The SDLP sees itself in direct opposition to Sinn Féin; ask Colum Eastwood, he’ll tell you. And you don’t give second preferences to your direct opponents.
Will Alliance toss Sinn Féin many second preferences? Hardly. The Alliance Party is, by default, a unionist party. When you have no view on the constitutional question, you are in favour of the status quo. So it’s hard to see how the Alliance Party will feed second preferences to a party that wants to bring gallant little NEI out of the UK.

The Greens or People Before Profit? Mmm, maybe.  But don’t bet the farm on it.
And further afield, don’t bet your farm on understanding the Ukraine situation either.
You’ve probably heard Vladimir Putin described as a madman or as Hitler with nukes. Yes he’s got nukes. But that doesn’t make him Hitler or mad. You don’t get to be in charge of Russia if you’re simply a madman.
For the past week our screens have been filled with images of refugees, weeping women, destroyed buildings. This attack on the Ukraine, the various TV channels and newspapers agree, was entirely unprovoked.
Not quite. In 1990, the West promised Gorbachev that NATO would not expand to the east. Then in the same year it bombed Yugoslavia. Over the past decade both NATO and the EU have been making eyes at Ukraine as a potential member.

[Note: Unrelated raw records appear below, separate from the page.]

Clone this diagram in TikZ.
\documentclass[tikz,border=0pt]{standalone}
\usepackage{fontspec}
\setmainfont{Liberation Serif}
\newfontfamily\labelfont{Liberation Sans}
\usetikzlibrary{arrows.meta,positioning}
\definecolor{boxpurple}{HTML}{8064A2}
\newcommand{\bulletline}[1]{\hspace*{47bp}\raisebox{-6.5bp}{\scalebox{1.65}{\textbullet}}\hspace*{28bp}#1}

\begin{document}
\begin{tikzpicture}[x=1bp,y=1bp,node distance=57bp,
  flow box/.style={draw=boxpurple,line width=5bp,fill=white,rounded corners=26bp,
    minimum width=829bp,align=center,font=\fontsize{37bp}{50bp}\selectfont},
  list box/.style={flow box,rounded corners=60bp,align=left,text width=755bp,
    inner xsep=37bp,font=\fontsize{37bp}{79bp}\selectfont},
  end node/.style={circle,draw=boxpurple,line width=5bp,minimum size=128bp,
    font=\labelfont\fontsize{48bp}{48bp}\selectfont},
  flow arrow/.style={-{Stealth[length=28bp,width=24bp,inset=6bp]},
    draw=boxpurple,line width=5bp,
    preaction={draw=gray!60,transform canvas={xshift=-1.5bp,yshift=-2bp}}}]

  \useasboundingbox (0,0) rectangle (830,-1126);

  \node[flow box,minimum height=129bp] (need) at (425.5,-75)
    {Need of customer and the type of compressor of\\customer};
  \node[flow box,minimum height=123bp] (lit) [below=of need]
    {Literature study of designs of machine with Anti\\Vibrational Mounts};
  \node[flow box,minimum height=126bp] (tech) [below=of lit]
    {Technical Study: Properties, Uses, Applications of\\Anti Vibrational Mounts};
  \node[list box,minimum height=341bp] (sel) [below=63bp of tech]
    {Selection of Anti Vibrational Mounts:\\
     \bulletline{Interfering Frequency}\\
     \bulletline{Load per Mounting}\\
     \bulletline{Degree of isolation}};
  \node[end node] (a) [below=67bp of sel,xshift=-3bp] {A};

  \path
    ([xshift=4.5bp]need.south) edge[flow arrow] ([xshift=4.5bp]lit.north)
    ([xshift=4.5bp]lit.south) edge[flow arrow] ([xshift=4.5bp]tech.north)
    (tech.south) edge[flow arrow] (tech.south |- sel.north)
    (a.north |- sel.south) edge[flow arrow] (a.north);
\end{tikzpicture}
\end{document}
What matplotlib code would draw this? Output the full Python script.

Which worries Russia. Ukraine shares a border with Russia. It’s clearly part of Russia’s ‘sphere of influence’, just as South America is considered part of the US’s sphere of influence. Just think: if Russia were to begin an enthusiastic courtship of, say, Canada, making every effort to draw it into Russia’s sphere of influence, how do you think the US would react?
So while Putin is one nasty man, he did give the West a choice: either leave the Ukraine as a neutral buffer state between us and the West, or we will wreck Ukraine. The West ignored him and right now Russia is wrecking Ukraine.
And as our TVs are filled with pictures of millions of Ukrainian refugees fleeing the Ukraine, many heading for the UK and Ireland, TV viewers shift uneasily between the twin horns of sentimentality (‘Aw, sure God love the poor people!’) and racial prejudice (‘Where the hell are we going to put all these bloody foreigners?’).